Quad Cinema in New York began a series February 2nd: "Crimes of Passion: The Erotic Thriller," which runs through February 16th. The whole thing comes to a head on Sunday afternoon with a fantastic Brian De Palma triple feature: Femme Fatale, Dressed To Kill, and Body Double. Earlier this week, The Village Voice's Abbey Bender posted an article titled, "In the Quad Cinema’s Series of Erotic Thrillers, Women Do as They Damn Well Please." Here's an excerpt:
“A complex series of seductions and murders — that’s not something you see a woman do.” This line, spoken early (by a man, of course) in Bob Rafelson’s Black Widow (1987) — which features Theresa Russell as a beautiful psychopath who marries wealthy magnates only to poison them — sets a clean template for erotic thrillers to work against. The often-maligned genre, which flourished in the ’80s and ’90s and functions as an intriguing amalgam of film noir, sexy music video, and pure id, is the subject of “Crimes of Passion: The Erotic Thriller,” a luxuriously sprawling 24-film series running this month at the Quad Cinema. With Valentine’s Day around the corner, the rep house is bringing seduction and murder to the forefront. But it’s worth remembering, amid the enjoyable screen hysterics, that the erotic thriller would be nothing without its femmes fatales. To watch them rebuff the Black Widow line, again and again, is a reliable pleasure.

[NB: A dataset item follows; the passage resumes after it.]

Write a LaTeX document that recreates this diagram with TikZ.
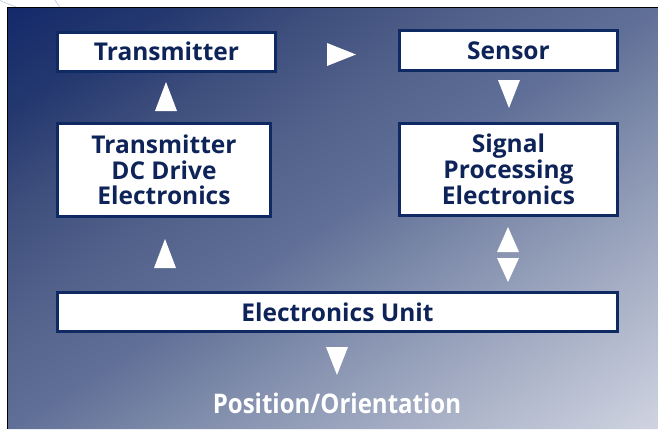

In addition to glossy genre icons like Paul Verhoeven’s Basic Instinct (1992) and Adrian Lyne’s Fatal Attraction (1987), the Quad’s program also offers up some films that haven’t traditionally been described as erotic thrillers. But even more surprisingly, while surveying the canvas of titles on display, is the second connective thread that emerges: “Crimes of Passion” is, in a sense, a short seminar on the femme fatale. The stock character, as old as cinema itself, endures for a reason: Within a society that expects women to be docile, passive figures, the spectacle of a woman behaving badly ignites both lust and a perverse wish fulfillment. It’s a nuanced appeal that reaches beyond the male gaze.

Double Indemnity, Billy Wilder’s 1944 noir classic, is the oldest work in the series; Barbara Stanwyck’s portrayal, in that movie, of a married woman who seduces an insurance salesman into a murderous scheme stands as a template for the genre. Her deviousness would be scandalous in any era. She’s also an obvious inspiration for Kathleen Turner’s character in Body Heat (1981), an early pioneer in heaping horniness onto the handsome noir template and beginning to codify the erotic thriller as a newly steamy genre of its own.

The genre also owes a debt to Alfred Hitchcock. Vertigo (1958), with Kim Novak as a provocative woman who takes on two distinct identities, is one of the great cinematic examples of femininity spiraling into something confusing and sinister. And a particularly ardent Hitchcock follower, Brian De Palma, may well be the auteur of the erotic thriller. With three films, he’s the most-represented director in the series; each of them — Dressed to Kill (1980), Body Double (1984), Femme Fatale (2002) — prominently features crime, plot twists, and babely blondes. It takes some moxie to literally title an erotic thriller “femme fatale,” but De Palma’s the rare director who could actually pull it off. Though he has long had charges of sexism leveled against him, the women in his films project power and know how to use their sexuality to influence those around them. Femme Fatale doesn’t just gawk at its model-turned-actress star, Rebecca Romijn. It builds a head-spinning world of double crosses around her — and, ultimately, gives her the last laugh.